I'm specifically thinking of Alberto's prize observations this January on the legal theory and practice concerning the writ of habeas corpus. He said, to Congress, that "there is no express grant of habeas in the Constitution. There is [only] a prohibition against taking it away." Now, I don't really believe that Gonzales is so feeble-minded. I think he was just dishing out scraps of offal to our Representatives just to watch them have to eat it. But not everyone would give him the benefit of the doubt as I would. They might think, "Alberto Gonzales isn't shining us on; that would mean he was showing contempt for Congress; that cannot be. Therefore he must be dumb as a rock."
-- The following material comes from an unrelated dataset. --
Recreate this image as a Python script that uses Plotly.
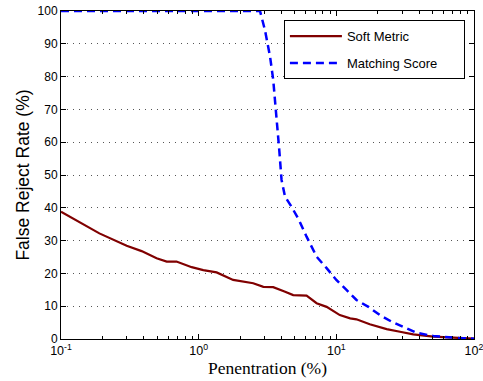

Now Gonzales has exploited a recent amendment to the PATRIOT Act to fire a bunch of US attorneys, more and more of whom we are finding out happened to have resisted Republican pressures to prosecute Democrats. This is funnier than it first appears. It's like when some character in a farce methodically places a banana peel on the floor in the middle of the stage just before another character is due to make his entry. This is called comedic irony, wherein the audience knows someone is going to slip and fall and gets to tittering over the comedic suspense. It's really hilarious when it's the jerk who set the banana peel who finally slips on it.

Of course the fall shouldn't happen too soon, you want to draw it out. Bush & Gonzales should work on their timing.